Mengapa Orang Miskin Lebih Pendek Umur?
Uang tidak bisa membeli kebahagiaan. Namun, uang dapat membantu seseorang terhindar dari efek buruk stres dan perasaan tidak bahagia. Demikian penelitian terbaru di Inggris tentang hubungan kekayaan materi dan tingkat stres terhadap panjang umur seseorang.
Penelitian itu menemukan, orang kaya yang stres hidup lebih lama dibandingkan orang miskin yang juga stres. Temuan ini mengonfirmasi betapa buruknya kombinasi faktor kemiskinan dan stres bagi kesehatan manusia.
"Dua efek itu ibarat ''bom''," kata Antonio Ivan Lazzarino, peneliti di University College London, Inggris, Selasa, 4 Desember 2012. Menurutnya, gabungan kemiskinan dan stres bisa meningkatkan peluang angka kematian seseorang.
Desain penelitian tidak memerinci seberapa lama umur seseorang jika dia kaya dan stres dibandingkan miskin dan stres. Penelitian, yang diterbitkan dalam jurnal Archives of Internal Medicine, juga belum dapat menjawab alasan orang kaya dapat menolerir stres lebih baik secara biologis.
"Kami hanya menemukan hubungan antara kekayaan, stres dan kematian. Tidak berarti membuktikan sebab akibat," ujar Lazzarino.
Tim peneliti memeriksa lebih dari 66.500 responden di Inggris yang berusia 35 tahun atau lebih pada 1994-2004. Seluruh responden tidak ada yang memiliki penyakit kanker atau jantung selama mengikuti delapan tahun penelitian.
Para responden ditanyai seputar pekerjaan. Misalnya, apakah mereka tergolong pekerja tidak terampil atau memegang posisi manajerial; apakah mereka memiliki gejala kecemasan, depresi, tidak percaya diri, atau disfungsi sosial.
Seluruh data kemudian diolah secara statistik. Faktor jenis kelamin dan usia sebagai pemicu kematian, dikesampingkan. Berdasarkan analisis statistik diketahui bahwa responden yang miskin dan tertekan akan meninggal lebih awal.
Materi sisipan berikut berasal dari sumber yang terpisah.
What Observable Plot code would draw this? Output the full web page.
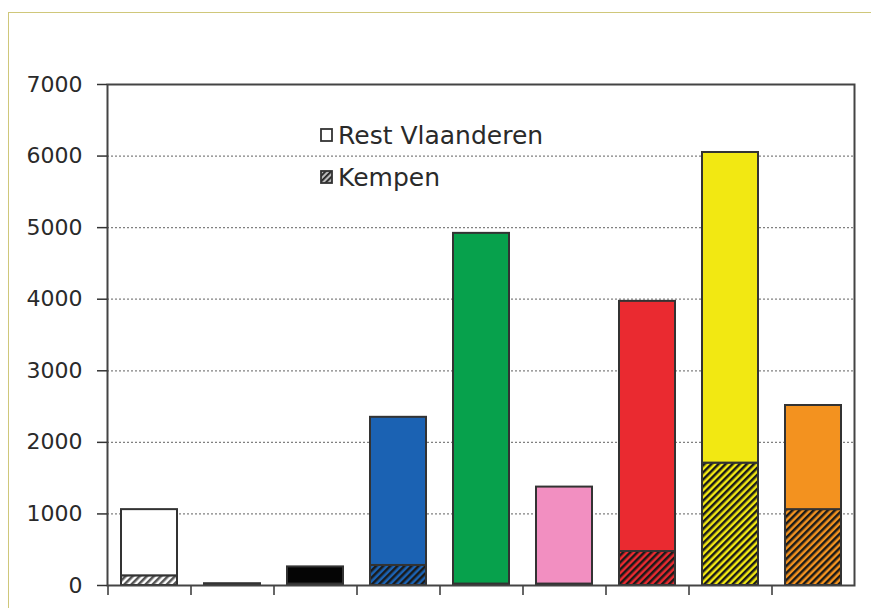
<!DOCTYPE html>
<html><head><meta charset="utf-8">
<script src="https://cdn.jsdelivr.net/npm/d3@7"></script>
<script src="https://cdn.jsdelivr.net/npm/@observablehq/plot@0.6"></script>
<style>
body{margin:0;background:#fff;font-family:"DejaVu Sans",sans-serif;}
#wrap{position:relative;width:871px;height:608px;overflow:hidden;background:#fff;}
#border{position:absolute;left:8px;top:12px;width:900px;height:700px;border-top:1.5px solid #cfc77a;border-left:1.5px solid #cfc77a;}
#chart{position:absolute;left:0;top:0;}
#legend{position:absolute;left:320px;top:114px;font-family:"DejaVu Sans",sans-serif;font-size:25px;color:#2a2a2a;}
.item{display:flex;align-items:center;height:42px;}
.item svg{margin-right:5px;}
</style></head><body>
<div id="wrap"><div id="border"></div><div id="chart"></div><div id="legend"></div></div>
<script>
const categories = ["1","2","3","4","5","6","7","8","9"];
const barColors = ["#ffffff","#f4f4f4","#050505","#1b62b3","#07a14c","#f28fc1","#ea2a30","#f2e812","#f3921f"];
const kempen = [135, 5, 20, 280, 20, 20, 475, 1710, 1060];
const restVlaanderen = [925, 20, 240, 2070, 4900, 1355, 3495, 4340, 1455];
const seriesNames = ["Rest Vlaanderen", "Kempen"];
const yTicks = [0, 1000, 2000, 3000, 4000, 5000, 6000, 7000];

const rows = [];
categories.forEach((c, i) => rows.push({cat: c, series: "Kempen", value: kempen[i], fill: `url(#hatch${i})`}));
categories.forEach((c, i) => rows.push({cat: c, series: "Rest Vlaanderen", value: restVlaanderen[i], fill: barColors[i]}));

const W = 871, H = 608, mL = 107, mR = 17, mT = 84, mB = 23;
const step = (W - mL - mR) / categories.length;
const plotH = H - mT - mB;

const svg = Plot.plot({
  width: W, height: H,
  marginLeft: mL, marginRight: mR, marginTop: mT, marginBottom: mB,
  style: {fontFamily: "DejaVu Sans, sans-serif", fontSize: "22px", color: "#2a2a2a", background: "transparent"},
  x: {domain: categories, paddingInner: 0.33, paddingOuter: 0.165, axis: null},
  y: {domain: [0, 7000], axis: null},
  color: {type: "identity"},
  marks: [
    Plot.gridY(yTicks.filter(d => d > 0 && d < 7000), {stroke: "#555", strokeOpacity: 0.75, strokeWidth: 1.3, strokeDasharray: "2,2"}),
    Plot.barY(rows, {x: "cat", y: "value", fill: "fill", stroke: "#333", strokeWidth: 2}),
    Plot.ruleX(categories, {x: d => d, dx: -step / 2, insetTop: plotH, insetBottom: -10, stroke: "#333", strokeWidth: 1.5}),
    Plot.frame({stroke: "#444", strokeWidth: 2}),
    Plot.axisY(yTicks, {tickSize: 10, tickPadding: 15, label: null, fontSize: 22, tickFormat: d => String(d), stroke: "#333", strokeWidth: 1.5})
  ]
});

const ns = "http://www.w3.org/2000/svg";
function makePattern(id, color, stripe) {
  const p = document.createElementNS(ns, "pattern");
  p.setAttribute("id", id);
  p.setAttribute("width", "5");
  p.setAttribute("height", "5");
  p.setAttribute("patternUnits", "userSpaceOnUse");
  p.setAttribute("patternTransform", "rotate(45)");
  const r = document.createElementNS(ns, "rect");
  r.setAttribute("width", "5"); r.setAttribute("height", "5"); r.setAttribute("fill", color);
  const s = document.createElementNS(ns, "rect");
  s.setAttribute("width", "2.5"); s.setAttribute("height", "5"); s.setAttribute("fill", stripe);
  p.appendChild(r); p.appendChild(s);
  return p;
}
const defs = document.createElementNS(ns, "defs");
barColors.forEach((c, i) => defs.appendChild(makePattern(`hatch${i}`, c, i === 0 ? "#555" : "#1a1a1a")));
svg.insertBefore(defs, svg.firstChild);
document.getElementById("chart").appendChild(svg);

const legend = document.getElementById("legend");
seriesNames.forEach((name, i) => {
  const item = document.createElement("div");
  item.className = "item";
  const fill = i === 0 ? "#fff" : "url(#legHatch)";
  item.innerHTML = `<svg width="13" height="14"><defs><pattern id="legHatch" width="4" height="4" patternUnits="userSpaceOnUse" patternTransform="rotate(45)"><rect width="4" height="4" fill="#bbb"/><rect width="1.8" height="4" fill="#222"/></pattern></defs><rect x="1" y="1" width="11" height="12" fill="${fill}" stroke="#333" stroke-width="1.8"/></svg><span>${name}</span>`;
  legend.appendChild(item);
});
</script>
</body></html>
"Memiliki lebih banyak uang bisa mengurangi dampak buruk stres. Sedangkan pendapatan rendah akan menguatkan efek merugikan dari stres," kata Lazzarino.
Profesor Glyn Lewis, pakar epidemiologi psikiatri di Universitas Bristol di Inggris, tidak terkejut dengan temuan tersebut. Ia mengatakan orang miskin memang memiliki lebih sedikit cara untuk memerangi stres.
Sebagai contoh, jika mobil rusak, orang kaya mampu menyewa mobil baru atau memperbaikinya secara cepat, atau memiliki asuransi untuk mengatasinya. "Anda tidak akan terlalu stres jika memiliki cukup uang untuk keluar dari kondisi itu," ujar Lewis, yang tidak terlibat dalam penelitian.
Lazzarino membenarkan argumen Lewis. Ia mengatakan, orang kaya memiliki alternatif yang lebih baik untuk mengelola tekanan hidup. Selain itu, penelitian sebelumnya menunjukkan, orang kaya memiliki sistem kardiovaskuler yang lebih terjaga. Kondisi ini membuat orang kaya lebih cepat pulih dari dampak stres akut yang berpotensi merusak jantung.
Penelitian ini diakui masih perlu banyak perbaikan. Namun, Lazzarino mengatakan, temuan ini dapat membantu peneliti memperbaiki alat mengukur stres. Sebab, stres sangat berpengaruh terhadap kesehatan seseorang. "Bagi masyarakat berpenghasilan rendah, pemeriksaan tingkat stres mungkin sangat berguna dan menghemat biaya," ujarnya.